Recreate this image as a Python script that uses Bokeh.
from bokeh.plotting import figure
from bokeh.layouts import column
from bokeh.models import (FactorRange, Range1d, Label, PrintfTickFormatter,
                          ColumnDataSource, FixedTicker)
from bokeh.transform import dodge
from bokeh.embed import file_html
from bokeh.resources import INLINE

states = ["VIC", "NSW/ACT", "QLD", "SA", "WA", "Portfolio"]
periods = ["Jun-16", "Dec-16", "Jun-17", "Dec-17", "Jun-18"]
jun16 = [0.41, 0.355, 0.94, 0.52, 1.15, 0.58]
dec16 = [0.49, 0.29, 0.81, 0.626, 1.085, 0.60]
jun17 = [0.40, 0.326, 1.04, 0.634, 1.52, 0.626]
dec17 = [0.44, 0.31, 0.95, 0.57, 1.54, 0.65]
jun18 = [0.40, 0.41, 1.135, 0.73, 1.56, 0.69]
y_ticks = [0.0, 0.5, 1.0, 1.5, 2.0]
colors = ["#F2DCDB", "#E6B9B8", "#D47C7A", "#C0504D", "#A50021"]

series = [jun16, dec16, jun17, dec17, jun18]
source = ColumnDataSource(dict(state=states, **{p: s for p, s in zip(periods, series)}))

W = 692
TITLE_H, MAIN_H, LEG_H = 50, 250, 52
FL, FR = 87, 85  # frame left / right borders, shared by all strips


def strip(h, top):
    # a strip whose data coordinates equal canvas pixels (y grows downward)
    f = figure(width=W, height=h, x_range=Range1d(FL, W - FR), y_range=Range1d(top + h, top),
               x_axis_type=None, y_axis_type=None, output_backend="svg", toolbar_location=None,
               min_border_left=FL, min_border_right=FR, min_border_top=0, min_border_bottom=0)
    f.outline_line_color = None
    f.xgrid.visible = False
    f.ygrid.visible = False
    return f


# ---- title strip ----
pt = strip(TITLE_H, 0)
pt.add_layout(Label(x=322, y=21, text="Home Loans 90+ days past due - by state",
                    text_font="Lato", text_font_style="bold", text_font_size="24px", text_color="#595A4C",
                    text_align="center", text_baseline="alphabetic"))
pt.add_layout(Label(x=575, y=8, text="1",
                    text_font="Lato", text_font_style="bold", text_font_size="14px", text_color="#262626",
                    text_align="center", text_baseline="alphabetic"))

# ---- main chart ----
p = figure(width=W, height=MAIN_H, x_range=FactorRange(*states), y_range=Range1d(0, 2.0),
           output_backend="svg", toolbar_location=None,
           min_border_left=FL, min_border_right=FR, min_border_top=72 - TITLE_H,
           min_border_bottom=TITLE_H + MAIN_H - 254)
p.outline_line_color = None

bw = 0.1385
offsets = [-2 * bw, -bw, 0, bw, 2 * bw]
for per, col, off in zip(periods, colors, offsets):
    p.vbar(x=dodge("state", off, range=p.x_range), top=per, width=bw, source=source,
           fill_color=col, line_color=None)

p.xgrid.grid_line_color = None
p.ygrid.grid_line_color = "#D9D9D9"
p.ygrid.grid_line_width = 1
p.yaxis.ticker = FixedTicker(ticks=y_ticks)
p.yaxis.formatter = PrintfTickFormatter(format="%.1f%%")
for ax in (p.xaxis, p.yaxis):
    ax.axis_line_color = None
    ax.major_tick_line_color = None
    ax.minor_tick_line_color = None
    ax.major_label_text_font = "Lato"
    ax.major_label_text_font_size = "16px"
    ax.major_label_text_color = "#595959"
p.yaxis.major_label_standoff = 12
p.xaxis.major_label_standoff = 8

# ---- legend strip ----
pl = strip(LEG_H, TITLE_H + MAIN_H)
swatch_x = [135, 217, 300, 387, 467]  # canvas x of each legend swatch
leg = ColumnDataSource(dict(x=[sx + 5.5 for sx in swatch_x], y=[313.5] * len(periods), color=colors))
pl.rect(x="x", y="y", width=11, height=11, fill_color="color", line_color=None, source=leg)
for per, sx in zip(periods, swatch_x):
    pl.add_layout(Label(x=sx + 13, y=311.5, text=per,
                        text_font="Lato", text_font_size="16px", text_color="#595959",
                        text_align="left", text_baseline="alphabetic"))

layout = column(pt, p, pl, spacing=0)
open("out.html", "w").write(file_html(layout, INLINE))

*Written request*
Restate the data above word for word.

*Response to this task*
Recreate this image as a Python script that uses Bokeh.
from bokeh.plotting import figure
from bokeh.layouts import column
from bokeh.models import (FactorRange, Range1d, Label, PrintfTickFormatter,
                          ColumnDataSource, FixedTicker)
from bokeh.transform import dodge
from bokeh.embed import file_html
from bokeh.resources import INLINE

states = ["VIC", "NSW/ACT", "QLD", "SA", "WA", "Portfolio"]
periods = ["Jun-16", "Dec-16", "Jun-17", "Dec-17", "Jun-18"]
jun16 = [0.41, 0.355, 0.94, 0.52, 1.15, 0.58]
dec16 = [0.49, 0.29, 0.81, 0.626, 1.085, 0.60]
jun17 = [0.40, 0.326, 1.04, 0.634, 1.52, 0.626]
dec17 = [0.44, 0.31, 0.95, 0.57, 1.54, 0.65]
jun18 = [0.40, 0.41, 1.135, 0.73, 1.56, 0.69]
y_ticks = [0.0, 0.5, 1.0, 1.5, 2.0]
colors = ["#F2DCDB", "#E6B9B8", "#D47C7A", "#C0504D", "#A50021"]

series = [jun16, dec16, jun17, dec17, jun18]
source = ColumnDataSource(dict(state=states, **{p: s for p, s in zip(periods, series)}))

W = 692
TITLE_H, MAIN_H, LEG_H = 50, 250, 52
FL, FR = 87, 85  # frame left / right borders, shared by all strips


def strip(h, top):
    # a strip whose data coordinates equal canvas pixels (y grows downward)
    f = figure(width=W, height=h, x_range=Range1d(FL, W - FR), y_range=Range1d(top + h, top),
               x_axis_type=None, y_axis_type=None, output_backend="svg", toolbar_location=None,
               min_border_left=FL, min_border_right=FR, min_border_top=0, min_border_bottom=0)
    f.outline_line_color = None
    f.xgrid.visible = False
    f.ygrid.visible = False
    return f


# ---- title strip ----
pt = strip(TITLE_H, 0)
pt.add_layout(Label(x=322, y=21, text="Home Loans 90+ days past due - by state",
                    text_font="Lato", text_font_style="bold", text_font_size="24px", text_color="#595A4C",
                    text_align="center", text_baseline="alphabetic"))
pt.add_layout(Label(x=575, y=8, text="1",
                    text_font="Lato", text_font_style="bold", text_font_size="14px", text_color="#262626",
                    text_align="center", text_baseline="alphabetic"))

# ---- main chart ----
p = figure(width=W, height=MAIN_H, x_range=FactorRange(*states), y_range=Range1d(0, 2.0),
           output_backend="svg", toolbar_location=None,
           min_border_left=FL, min_border_right=FR, min_border_top=72 - TITLE_H,
           min_border_bottom=TITLE_H + MAIN_H - 254)
p.outline_line_color = None

bw = 0.1385
offsets = [-2 * bw, -bw, 0, bw, 2 * bw]
for per, col, off in zip(periods, colors, offsets):
    p.vbar(x=dodge("state", off, range=p.x_range), top=per, width=bw, source=source,
           fill_color=col, line_color=None)

p.xgrid.grid_line_color = None
p.ygrid.grid_line_color = "#D9D9D9"
p.ygrid.grid_line_width = 1
p.yaxis.ticker = FixedTicker(ticks=y_ticks)
p.yaxis.formatter = PrintfTickFormatter(format="%.1f%%")
for ax in (p.xaxis, p.yaxis):
    ax.axis_line_color = None
    ax.major_tick_line_color = None
    ax.minor_tick_line_color = None
    ax.major_label_text_font = "Lato"
    ax.major_label_text_font_size = "16px"
    ax.major_label_text_color = "#595959"
p.yaxis.major_label_standoff = 12
p.xaxis.major_label_standoff = 8

# ---- legend strip ----
pl = strip(LEG_H, TITLE_H + MAIN_H)
swatch_x = [135, 217, 300, 387, 467]  # canvas x of each legend swatch
leg = ColumnDataSource(dict(x=[sx + 5.5 for sx in swatch_x], y=[313.5] * len(periods), color=colors))
pl.rect(x="x", y="y", width=11, height=11, fill_color="color", line_color=None, source=leg)
for per, sx in zip(periods, swatch_x):
    pl.add_layout(Label(x=sx + 13, y=311.5, text=per,
                        text_font="Lato", text_font_size="16px", text_color="#595959",
                        text_align="left", text_baseline="alphabetic"))

layout = column(pt, p, pl, spacing=0)
open("out.html", "w").write(file_html(layout, INLINE))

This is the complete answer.